Your fathers ate manna in the desert and they are dead;

But this is the bread that comes down from heaven,

So that a man may eat it and not die.

Last week, I made allusion to ‘spiritual death’ which, for example, we see in the loss of humanity that we observe in persons whose lives are given over into violence, revenge, and murder. This week, as I reflect on this last phrase from the third section of this gospel reading I am reminded that there are still other kinds of death. For example, people who have lost their ‘ethics’ have suffered a kind of death, like businessmen engaged in fraud or tax evasion; there is also the death of despair which we see for example when health or financial challenges somehow ‘defeat’ us. People who are warped by life, or who become embittered in their suffering have also suffered a kind of death.

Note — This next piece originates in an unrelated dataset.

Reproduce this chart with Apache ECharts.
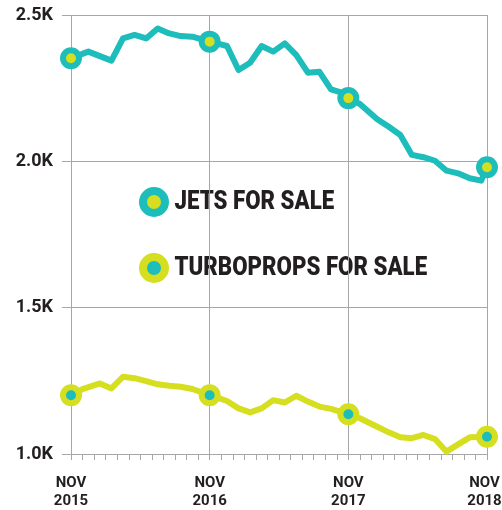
<!DOCTYPE html>
<html><head><meta charset="utf-8">
<script src="https://cdn.jsdelivr.net/npm/echarts@6/dist/echarts.min.js"></script>
<style>html,body{margin:0;padding:0;background:#fff}#c{width:502px;height:510px}</style>
</head><body><div id="c"></div>
<script>
// x = months since Nov 2015
const xTickLabels = {0: 'NOV\n2015', 12: 'NOV\n2016', 24: 'NOV\n2017', 36: 'NOV\n2018'};
const seriesNames = ['JETS FOR SALE', 'TURBOPROPS FOR SALE'];
const jetMonths = [0, 1.5, 3.5, 4.5, 5.5, 6.5, 7.5, 8.5, 9.5, 10.5, 12, 13.5, 14.5, 15.5, 16.5, 17.5, 18.5, 19.5, 20.5, 21.5, 22.5, 23.5, 24, 25, 26.5, 27.5, 28.5, 29.5, 30.5, 31.5, 32.5, 33.5, 34.5, 35.5, 36];
const jetValues = [2352, 2375, 2344, 2420, 2432, 2420, 2454, 2437, 2428, 2426, 2409, 2394, 2312, 2337, 2394, 2375, 2403, 2363, 2303, 2306, 2246, 2234, 2216, 2196, 2144, 2118, 2090, 2022, 2014, 2002, 1968, 1959, 1942, 1934, 1980];
const turboMonths = [0, 1, 2.5, 3.5, 4.5, 5.5, 6.5, 7.5, 8.5, 9.5, 10.5, 12, 13.5, 14.5, 15.5, 16.5, 17.5, 18.5, 19.5, 20.5, 21.5, 22.5, 24, 25, 26.5, 27.5, 28.5, 29.5, 30.5, 31.5, 32.5, 33.5, 34.5, 36];
const turboValues = [1201, 1222, 1241, 1224, 1264, 1259, 1249, 1238, 1233, 1230, 1222, 1201, 1181, 1156, 1142, 1156, 1184, 1176, 1199, 1179, 1162, 1154, 1136, 1122, 1093, 1074, 1057, 1054, 1065, 1051, 1008, 1033, 1057, 1059];

const TEAL = '#1dbdbb', YELLOW = '#d5df20', INK = '#231f20', GRID = '#a7a7a7';
const SANS = "Roboto, 'Liberation Sans', Arial, sans-serif";

function pairs(ms, vs) { return ms.map((m, i) => [m, vs[i]]); }
function novPoints(ms, vs) { return pairs(ms, vs).filter(p => p[0] % 12 === 0); }

function legendItem(y, name, fill, ring) {
  return {
    type: 'group', left: 139, top: y - 15,
    children: [
      {type: 'circle', shape: {cx: 15, cy: 15, r: 11}, style: {fill: fill, stroke: ring, lineWidth: 8}},
      {type: 'text', x: 32, y: 16, scaleX: 0.89, originX: 32,
       style: {text: name, fontFamily: SANS, fontWeight: 900, fontSize: 25, fill: INK, verticalAlign: 'middle', align: 'left'}}
    ]
  };
}

const chart = echarts.init(document.getElementById('c'));
chart.setOption({
  animation: false,
  grid: {left: 71, right: 15, top: 15, bottom: 56, containLabel: false, outerBoundsMode: 'none'},
  xAxis: {
    type: 'value', min: 0, max: 36, interval: 12,
    axisLine: {show: true, lineStyle: {color: GRID, width: 1}},
    axisTick: {show: true, length: 6, lineStyle: {color: GRID}},
    minorTick: {show: true, splitNumber: 12, length: 6, lineStyle: {color: GRID}},
    splitLine: {show: true, lineStyle: {color: GRID, width: 1}},
    axisLabel: {
      formatter: v => {
        const t = xTickLabels[v];
        if (!t) return '';
        return v === 36 ? t.split('\n').map(s => '{e|' + s + '}').join('\n') : t;
      },
      rich: {e: {fontFamily: SANS, fontWeight: 'bold', fontSize: 15, lineHeight: 18, color: INK, padding: [0, 5, 0, 0]}},
      fontFamily: SANS, fontWeight: 'bold', fontSize: 15, lineHeight: 18,
      color: INK, margin: 20, hideOverlap: false
    }
  },
  yAxis: {
    type: 'value', min: 1000, max: 2500, interval: 500,
    axisLine: {show: false},
    axisTick: {show: true, length: 9, lineStyle: {color: GRID}},
    splitLine: {show: true, lineStyle: {color: GRID, width: 1}},
    axisLabel: {
      formatter: v => (v / 1000).toFixed(1) + 'K',
      fontFamily: SANS, fontWeight: 'bold', fontSize: 18,
      color: INK, margin: 18
    }
  },
  graphic: [
    legendItem(202, seriesNames[0], YELLOW, TEAL),
    legendItem(268, seriesNames[1], TEAL, YELLOW)
  ],
  series: [
    {name: seriesNames[1], type: 'line', data: pairs(turboMonths, turboValues), showSymbol: false,
     lineStyle: {color: YELLOW, width: 6, join: 'round', cap: 'round'}, itemStyle: {color: YELLOW}, z: 2},
    {name: seriesNames[0], type: 'line', data: pairs(jetMonths, jetValues), showSymbol: false,
     lineStyle: {color: TEAL, width: 6, join: 'round', cap: 'round'}, itemStyle: {color: TEAL}, z: 2},
    {name: seriesNames[1], type: 'scatter', data: novPoints(turboMonths, turboValues), symbol: 'circle', symbolSize: 16,
     itemStyle: {color: TEAL, borderColor: YELLOW, borderWidth: 6, opacity: 1}, z: 3},
    {name: seriesNames[0], type: 'scatter', data: novPoints(jetMonths, jetValues), symbol: 'circle', symbolSize: 16,
     itemStyle: {color: YELLOW, borderColor: TEAL, borderWidth: 6, opacity: 1}, z: 3}
  ]
});
</script></body></html>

Jesus the life-sustaining bread from heaven, consumed in the Eucharist, energizes us, so that we “live forever” in other words, as the great poet Maya Angelou wrote, in life we may come to know defeat, but we will never be defeated.

Jesus, we thank you for the gift of yourself, the bread of life. In every circumstance in every valley, you heal us, sustain us and lift us up. Your divine presence transforms our vision of life. Grant your healing presence to all of us, and in a special way to those who lead and guide us, our religious and our civic leaders, Amen.